During this chapter, I did enjoy the fact that Edward admitted that the only reason he was not more like Carlisle is because of his own lack of effort. He had thought it impossible for so long that he did not bother to put the work in. That’s such a great life lesson for readers. Put the work in, see results.
But then my enjoyment of Edward abruptly ends. Honestly Edward sometimes comes across as straight up stupid and naive. When he said that it had never occurred to him that all vampires don’t live like Carlisle before meeting Siobhan, I was flabbergasted. It had never occurred to him that vampires living only off of animal blood was a unique lifestyle choice? Had he never heard any type of folk story growing up?
Vampires drink human blood.
It’s in literally every vampire story that that is what they do. Vampires who don’t drink human blood have to be the exception, not the rule.
Plus, how can the idea that vampires drink human blood be such a surprise to him when he himself has such a strong instinct to drink human blood? Even being near humans is a struggle. Of course not everyone would have the strength or desire to resist that urge. It is common sense!
Sometimes I just don’t get why Meyer adds these small details. They make so little sense. They are so clueless. Is she messing with us on purpose?

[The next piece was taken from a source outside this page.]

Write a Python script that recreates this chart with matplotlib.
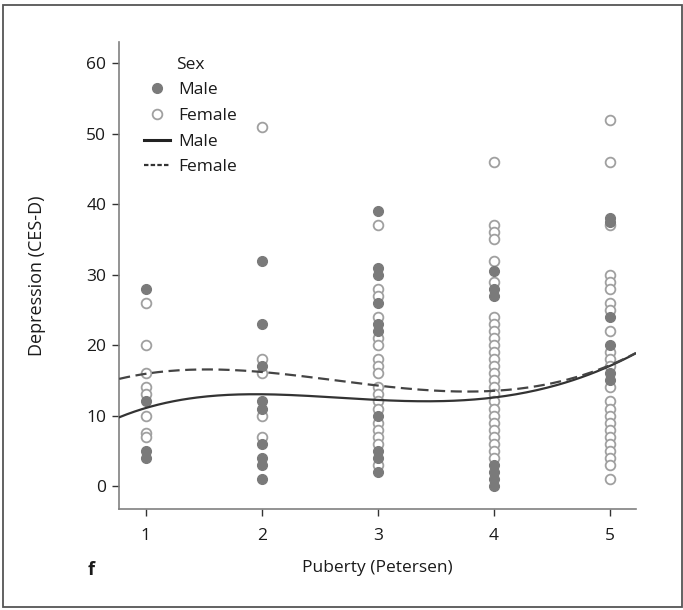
import numpy as np
import matplotlib
matplotlib.use("Agg")
import matplotlib.pyplot as plt
from matplotlib.lines import Line2D
from matplotlib.patches import Rectangle

plt.rcParams['font.family'] = ['Open Sans', 'DejaVu Sans']

# ---- data ----
puberty_levels = [1, 2, 3, 4, 5]

male_values = {
    1: [28, 12, 5, 4],
    2: [32, 23, 17, 12, 11, 6, 4, 3, 1],
    3: [39, 31, 30, 26, 23, 22, 10, 5, 4, 2],
    4: [30.5, 28, 27, 3, 2, 1, 0],
    5: [38, 37.5, 24, 20, 16, 15],
}
female_values = {
    1: [26, 20, 16, 14, 13, 10, 7.5, 7],
    2: [51, 18, 16, 10, 7],
    3: [37, 28, 27, 24, 21, 20, 18, 17, 16, 14, 13, 12, 11, 9, 8, 7, 6, 3],
    4: [46, 37, 36, 35, 32, 29, 24, 23, 22, 21, 20, 19, 18, 17, 16, 15, 14,
        13, 12, 11, 10, 9, 8, 7, 6, 5, 4],
    5: [52, 46, 37, 30, 29, 28, 26, 25, 22, 19, 18, 17, 14, 12, 11, 10, 9,
        8, 7, 6, 5, 4, 3, 1],
}

# fitted curves, read at these puberty positions
curve_x = [0.77, 1.0, 1.5, 2.0, 2.5, 3.0, 3.5, 4.0, 4.5, 5.0, 5.22]
curve_male = [9.8, 11.0, 12.7, 13.0, 12.7, 12.3, 12.0, 12.4, 14.3, 17.0, 18.8]
curve_female = [15.3, 15.8, 16.5, 16.3, 15.3, 14.2, 13.5, 13.5, 14.6, 17.2, 18.8]

xticks = [1, 2, 3, 4, 5]
yticks = [0, 10, 20, 30, 40, 50, 60]

# ---- figure ----
fig = plt.figure(figsize=(6.83, 6.10), dpi=100)
ax = fig.add_axes([0.174, 0.1656, 0.757, 0.7654])

male_col = '#7a7a7a'
fem_col = '#a0a0a0'
ms = 7

for lv in puberty_levels:
    fv = female_values[lv]
    ax.plot([lv] * len(fv), fv, linestyle='none', marker='o', ms=ms,
            mfc='white', mec=fem_col, mew=1.3, zorder=3)
    mv = male_values[lv]
    ax.plot([lv] * len(mv), mv, linestyle='none', marker='o', ms=ms,
            mfc=male_col, mec=male_col, mew=1.0, zorder=4)

xs = np.linspace(curve_x[0], curve_x[-1], 200)
pm = np.polyfit(curve_x, curve_male, 4)
pf = np.polyfit(curve_x, curve_female, 4)
ax.plot(xs, np.polyval(pm, xs), color='#333333', lw=1.6, zorder=5)
ax.plot(xs, np.polyval(pf, xs), color='#444444', lw=1.6,
        dashes=(5, 2.5), zorder=5)

ax.set_xlim(0.767, 5.224)
ax.set_ylim(-3.26, 63)
ax.set_xticks(xticks)
ax.set_yticks(yticks)
for s in ['top', 'right']:
    ax.spines[s].set_visible(False)
for s in ['left', 'bottom']:
    ax.spines[s].set_color('#808080')
    ax.spines[s].set_linewidth(1.2)
ax.tick_params(axis='both', colors='#333333', labelsize=12.5, length=5,
               width=1.0, direction='out', labelcolor='#1a1a1a')
ax.tick_params(axis='y', pad=4)
ax.tick_params(axis='x', pad=9)

ax.set_xlabel('Puberty (Petersen)', fontsize=12.5, color='#1a1a1a',
              labelpad=11)
ax.set_ylabel('Depression (CES-D)', fontsize=13, color='#1a1a1a',
              labelpad=29)

handles = [
    Line2D([], [], linestyle='none', marker='o', ms=ms, mfc=male_col,
           mec=male_col),
    Line2D([], [], linestyle='none', marker='o', ms=ms, mfc='white',
           mec=fem_col, mew=1.3),
    Line2D([], [], color='#222222', lw=2.2),
    Line2D([], [], color='#333333', lw=1.6, dashes=(2, 1)),
]
labels = ['Male', 'Female', 'Male', 'Female']
leg = ax.legend(handles, labels, title='Sex', loc='upper left',
                bbox_to_anchor=(0.025, 0.995), frameon=False, fontsize=12.5,
                title_fontsize=12.5, handlelength=1.5, handletextpad=0.45,
                labelspacing=0.55, borderaxespad=0.3)
leg.get_title().set_color('#1a1a1a')
for t in leg.get_texts():
    t.set_color('#1a1a1a')

fig.text(88 / 683, 1 - 570 / 610, 'f', fontsize=13, fontweight='bold',
         color='#1a1a1a', ha='left', va='center')

fig.patches.append(Rectangle((3 / 683, 3 / 610), 679 / 683, 602 / 610,
                             transform=fig.transFigure, fill=False,
                             edgecolor='#555555', lw=1.3))

fig.savefig('out.png', dpi=100)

I also don’t know how realistic it is that everyone Edward hunted when he separated from Carlisle and Carlisle’s lifestyle were so extremely cold. I get that some people are natural predators, but most aren’t. Even people who do bad things tend to have a conscience. If you watch crime documentaries about people in prison, most don’t view themselves as innately bad people. They are often just normal people who did something bad. How often is it that you actually run into someone who one hundred percent believes that they’re evil incarnate?
Give me a break.
The scene where the child molester / murderer was killed by Edward was also way too much for me. It came across as extremely inappropriate and unnecessary for Midnight Sun. As the reader, I had already understood that the people Edward chose to kill were people who wanted to do bad things to others. I really didn’t want or need a deeper explanation. It kind of grossed me out.
Of course, I am relieved that the man didn’t hurt anyone in the end. I just didn’t need a justification for Edward’s kills beyond the basic explanation. Perhaps Meyer should have spent more time justifying the way he controls and stalks Bella than talking about him killing a pedophile. I don’t know.
When Alice and Jasper entered Edward’s room towards the end of the chapter, I did find myself enjoying the further explanation of Jasper’s special talent. I had no real understanding of his talent prior. It didn’t occur to me that he really felt the emotions of those around him, even though I’m positive that Meyer has previously mentioned it. I just thought he was capable of controlling it, kind of similarly to one of the talents in the Graceling books where the character can control someone but not really know the depth of their mind. I thought it was more of an outside force than internal knowledge, particularly because it’s capable of influencing Bella.
But I don’t really know if I’d want to be around Jasper after reading this. Knowing and controlling my emotions feels kind of like a violation to me. I don’t want him intruding on my emotions. Keep out!